Ana Kamiar told Cole she’d like to see more green spaces…

“For people to just kind of hang out and be outside without feeling that they're on other people's property. Feeling like Downtown is actually theirs.”

…maybe even a skate park.

“One of the considerations I heard from a friend is to try to create a skate park so that the community — including the kids that live all around — will have this beautiful area to take their wheels and kind of create that kind of community, full of life in that area,” Kamiar said.

"There could definitely be more food spaces."

That's exactly how the Downtown Investment Authority wants to attract more people...through their taste buds.

"This is a very targeted food and beverage initiative and it is in targeted geographic areas,” Boyer told Cole.

Boyer says they’re planning to give restaurants incentives to set-up-shop... in the central core of downtown.

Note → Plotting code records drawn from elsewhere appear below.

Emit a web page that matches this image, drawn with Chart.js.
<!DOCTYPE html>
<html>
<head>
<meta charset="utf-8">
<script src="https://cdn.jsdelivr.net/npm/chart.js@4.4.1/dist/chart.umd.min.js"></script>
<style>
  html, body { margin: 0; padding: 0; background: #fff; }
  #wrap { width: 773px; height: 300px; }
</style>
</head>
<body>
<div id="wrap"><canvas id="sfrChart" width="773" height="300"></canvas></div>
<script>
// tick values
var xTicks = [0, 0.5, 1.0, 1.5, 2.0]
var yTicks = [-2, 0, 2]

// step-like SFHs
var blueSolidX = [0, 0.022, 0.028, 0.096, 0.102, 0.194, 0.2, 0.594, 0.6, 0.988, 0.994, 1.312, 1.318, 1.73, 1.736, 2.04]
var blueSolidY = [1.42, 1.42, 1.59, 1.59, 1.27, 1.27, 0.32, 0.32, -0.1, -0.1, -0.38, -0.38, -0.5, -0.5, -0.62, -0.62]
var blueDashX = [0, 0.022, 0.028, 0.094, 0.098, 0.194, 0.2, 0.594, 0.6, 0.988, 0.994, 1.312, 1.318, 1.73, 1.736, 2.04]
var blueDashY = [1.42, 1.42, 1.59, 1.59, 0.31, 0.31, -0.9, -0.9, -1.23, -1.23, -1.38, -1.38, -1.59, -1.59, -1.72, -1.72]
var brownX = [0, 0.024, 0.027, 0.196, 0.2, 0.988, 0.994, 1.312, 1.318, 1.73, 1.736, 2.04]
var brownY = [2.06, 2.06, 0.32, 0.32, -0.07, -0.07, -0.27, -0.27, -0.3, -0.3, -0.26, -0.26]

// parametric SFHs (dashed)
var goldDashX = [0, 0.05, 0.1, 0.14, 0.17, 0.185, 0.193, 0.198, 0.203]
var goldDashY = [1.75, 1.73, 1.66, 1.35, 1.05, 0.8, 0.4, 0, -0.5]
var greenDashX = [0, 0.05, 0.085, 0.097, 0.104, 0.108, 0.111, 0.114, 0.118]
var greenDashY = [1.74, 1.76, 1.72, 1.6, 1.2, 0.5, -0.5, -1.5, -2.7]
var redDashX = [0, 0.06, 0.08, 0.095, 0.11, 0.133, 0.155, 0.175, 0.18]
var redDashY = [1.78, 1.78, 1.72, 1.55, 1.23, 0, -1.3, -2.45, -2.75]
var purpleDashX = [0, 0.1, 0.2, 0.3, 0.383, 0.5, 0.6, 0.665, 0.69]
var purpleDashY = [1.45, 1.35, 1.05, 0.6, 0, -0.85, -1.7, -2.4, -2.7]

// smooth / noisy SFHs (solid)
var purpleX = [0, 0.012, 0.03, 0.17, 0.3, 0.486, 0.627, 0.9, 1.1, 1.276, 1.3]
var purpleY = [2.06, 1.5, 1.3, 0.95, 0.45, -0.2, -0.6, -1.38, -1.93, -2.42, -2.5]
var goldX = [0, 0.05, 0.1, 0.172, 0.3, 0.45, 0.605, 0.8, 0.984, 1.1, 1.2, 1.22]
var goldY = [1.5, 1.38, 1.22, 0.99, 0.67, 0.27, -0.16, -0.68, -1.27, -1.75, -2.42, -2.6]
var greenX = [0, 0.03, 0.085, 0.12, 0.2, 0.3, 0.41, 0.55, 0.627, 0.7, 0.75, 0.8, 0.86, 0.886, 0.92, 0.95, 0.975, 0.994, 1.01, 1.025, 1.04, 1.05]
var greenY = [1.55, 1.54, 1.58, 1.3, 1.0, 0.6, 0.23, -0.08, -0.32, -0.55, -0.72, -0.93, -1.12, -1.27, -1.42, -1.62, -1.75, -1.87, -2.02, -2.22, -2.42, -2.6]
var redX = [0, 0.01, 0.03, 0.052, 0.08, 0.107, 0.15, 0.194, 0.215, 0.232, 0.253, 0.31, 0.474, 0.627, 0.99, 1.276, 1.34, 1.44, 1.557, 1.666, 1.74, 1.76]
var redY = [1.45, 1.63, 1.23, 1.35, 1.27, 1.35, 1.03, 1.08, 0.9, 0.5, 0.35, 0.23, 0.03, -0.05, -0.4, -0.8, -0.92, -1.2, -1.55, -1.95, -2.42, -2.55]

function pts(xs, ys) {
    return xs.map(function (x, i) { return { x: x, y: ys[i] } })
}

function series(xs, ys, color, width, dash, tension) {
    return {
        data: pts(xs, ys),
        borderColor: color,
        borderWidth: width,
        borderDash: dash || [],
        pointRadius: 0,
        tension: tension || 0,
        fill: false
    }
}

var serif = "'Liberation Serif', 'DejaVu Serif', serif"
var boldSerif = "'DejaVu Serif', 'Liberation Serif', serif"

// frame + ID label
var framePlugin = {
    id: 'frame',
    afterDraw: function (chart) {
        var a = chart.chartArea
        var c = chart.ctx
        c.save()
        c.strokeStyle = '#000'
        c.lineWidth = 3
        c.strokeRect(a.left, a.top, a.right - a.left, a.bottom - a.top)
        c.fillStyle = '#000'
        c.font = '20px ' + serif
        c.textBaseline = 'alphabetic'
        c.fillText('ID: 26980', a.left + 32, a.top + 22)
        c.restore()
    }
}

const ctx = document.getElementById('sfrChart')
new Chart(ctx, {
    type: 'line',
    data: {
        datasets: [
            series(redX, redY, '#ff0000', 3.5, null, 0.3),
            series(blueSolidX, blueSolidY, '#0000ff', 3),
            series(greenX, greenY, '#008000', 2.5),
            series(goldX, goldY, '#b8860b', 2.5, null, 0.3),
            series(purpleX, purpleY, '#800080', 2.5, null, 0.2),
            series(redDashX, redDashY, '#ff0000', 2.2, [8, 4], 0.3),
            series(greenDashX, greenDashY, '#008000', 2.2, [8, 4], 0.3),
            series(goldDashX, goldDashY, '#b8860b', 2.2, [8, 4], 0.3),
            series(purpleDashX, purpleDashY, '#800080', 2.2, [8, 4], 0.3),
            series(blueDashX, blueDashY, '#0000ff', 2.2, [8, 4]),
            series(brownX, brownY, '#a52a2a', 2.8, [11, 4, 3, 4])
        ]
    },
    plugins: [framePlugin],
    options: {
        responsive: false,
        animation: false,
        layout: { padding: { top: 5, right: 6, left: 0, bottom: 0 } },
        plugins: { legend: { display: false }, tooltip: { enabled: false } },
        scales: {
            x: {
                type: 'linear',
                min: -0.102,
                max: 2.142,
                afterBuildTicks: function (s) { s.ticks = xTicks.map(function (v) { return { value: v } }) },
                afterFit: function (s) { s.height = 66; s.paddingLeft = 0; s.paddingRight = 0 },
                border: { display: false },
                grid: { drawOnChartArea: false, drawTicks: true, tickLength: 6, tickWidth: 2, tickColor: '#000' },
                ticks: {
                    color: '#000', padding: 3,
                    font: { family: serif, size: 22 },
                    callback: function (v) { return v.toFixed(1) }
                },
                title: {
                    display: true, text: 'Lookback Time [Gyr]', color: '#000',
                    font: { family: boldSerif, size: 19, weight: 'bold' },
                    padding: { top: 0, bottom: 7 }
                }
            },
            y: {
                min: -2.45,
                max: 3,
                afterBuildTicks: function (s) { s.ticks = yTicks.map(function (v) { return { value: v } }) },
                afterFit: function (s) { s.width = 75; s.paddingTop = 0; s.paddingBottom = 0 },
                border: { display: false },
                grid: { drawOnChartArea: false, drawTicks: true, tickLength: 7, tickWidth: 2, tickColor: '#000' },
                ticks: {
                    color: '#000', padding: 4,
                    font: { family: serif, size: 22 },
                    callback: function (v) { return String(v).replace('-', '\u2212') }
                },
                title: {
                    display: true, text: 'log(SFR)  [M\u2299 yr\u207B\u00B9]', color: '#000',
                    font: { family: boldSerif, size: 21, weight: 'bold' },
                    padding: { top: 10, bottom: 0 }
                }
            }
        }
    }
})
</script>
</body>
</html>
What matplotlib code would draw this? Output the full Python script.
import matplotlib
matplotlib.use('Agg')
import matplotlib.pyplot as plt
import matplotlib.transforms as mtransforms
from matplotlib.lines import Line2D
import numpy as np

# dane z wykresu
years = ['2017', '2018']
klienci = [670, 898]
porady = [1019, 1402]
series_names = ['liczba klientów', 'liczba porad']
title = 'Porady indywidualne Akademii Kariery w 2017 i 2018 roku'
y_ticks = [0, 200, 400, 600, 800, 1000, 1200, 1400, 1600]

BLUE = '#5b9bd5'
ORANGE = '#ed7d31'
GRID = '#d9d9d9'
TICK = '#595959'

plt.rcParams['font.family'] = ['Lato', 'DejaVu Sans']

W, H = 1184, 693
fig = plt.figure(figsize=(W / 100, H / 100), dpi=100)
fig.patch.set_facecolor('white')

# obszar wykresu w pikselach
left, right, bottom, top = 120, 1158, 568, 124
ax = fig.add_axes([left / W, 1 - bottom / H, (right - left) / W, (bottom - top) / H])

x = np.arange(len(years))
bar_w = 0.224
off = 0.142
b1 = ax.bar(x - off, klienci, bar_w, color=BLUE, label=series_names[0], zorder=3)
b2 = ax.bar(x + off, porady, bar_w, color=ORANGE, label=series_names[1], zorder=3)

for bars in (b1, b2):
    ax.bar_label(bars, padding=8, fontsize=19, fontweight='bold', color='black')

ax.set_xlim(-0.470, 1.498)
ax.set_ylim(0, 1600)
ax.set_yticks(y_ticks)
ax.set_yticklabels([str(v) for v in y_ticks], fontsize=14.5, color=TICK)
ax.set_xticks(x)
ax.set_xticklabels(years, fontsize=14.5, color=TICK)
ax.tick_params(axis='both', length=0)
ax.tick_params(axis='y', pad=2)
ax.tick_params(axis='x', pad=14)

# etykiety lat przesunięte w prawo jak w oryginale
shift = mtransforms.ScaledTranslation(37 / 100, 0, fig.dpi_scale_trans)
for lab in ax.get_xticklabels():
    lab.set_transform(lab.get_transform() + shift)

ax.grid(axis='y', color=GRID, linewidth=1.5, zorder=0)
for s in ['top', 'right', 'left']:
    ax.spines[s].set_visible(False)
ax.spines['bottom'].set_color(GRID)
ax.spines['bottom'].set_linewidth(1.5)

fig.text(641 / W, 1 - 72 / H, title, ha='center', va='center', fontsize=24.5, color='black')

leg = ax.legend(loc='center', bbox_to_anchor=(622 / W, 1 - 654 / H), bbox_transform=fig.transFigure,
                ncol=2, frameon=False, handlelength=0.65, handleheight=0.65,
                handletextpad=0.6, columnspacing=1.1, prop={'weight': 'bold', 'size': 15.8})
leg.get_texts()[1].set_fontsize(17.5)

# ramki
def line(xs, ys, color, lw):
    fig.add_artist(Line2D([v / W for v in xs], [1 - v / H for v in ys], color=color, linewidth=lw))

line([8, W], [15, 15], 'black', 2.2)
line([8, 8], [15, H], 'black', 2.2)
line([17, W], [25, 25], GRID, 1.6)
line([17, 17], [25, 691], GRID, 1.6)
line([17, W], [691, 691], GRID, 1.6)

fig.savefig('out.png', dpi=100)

“The idea is focusing on the central core of Downtown. Not Brooklyn and Southbank and sports and entertainment — but what many of us think of as the core of Downtown,” Boyer told Action News Jax.

They're looking to potentially pay up to half of the costs of tenant improvements in vacant storefronts.

"The money is coming from tax revenue that is generated in the Downtown area — by increases in value. So when the value increases, and it generates more tax revenue, we get to plow that tax revenue back in to make it grow more,” Boyer said.

The CEO says the goal is to make Downtown safe and walkable, with a lot of activity.

Ideally, the DIA would like to open new businesses around the same time.

We can kind of time this with the Friendship Fountain completion, and the completion of the projection on CSX building behind the performance arts center, and the Fuller Warren multi-use path and the first phase of the Emerald Trail,” Boyer said.

Boyer told Cole she would also like to improve public infrastructure Downtown.

“We're making some roadway improvements, we're planting trees, we're trying to place public art in these specific areas. We're looking at it as a more comprehensive way to create some really vibrant zones.”

So when will this plan go into play?

Boyer said it will take about would two months before the DIA board works through what they would offer and how many businesses are interested.

Then, there’d be about a 12-month period for build-up.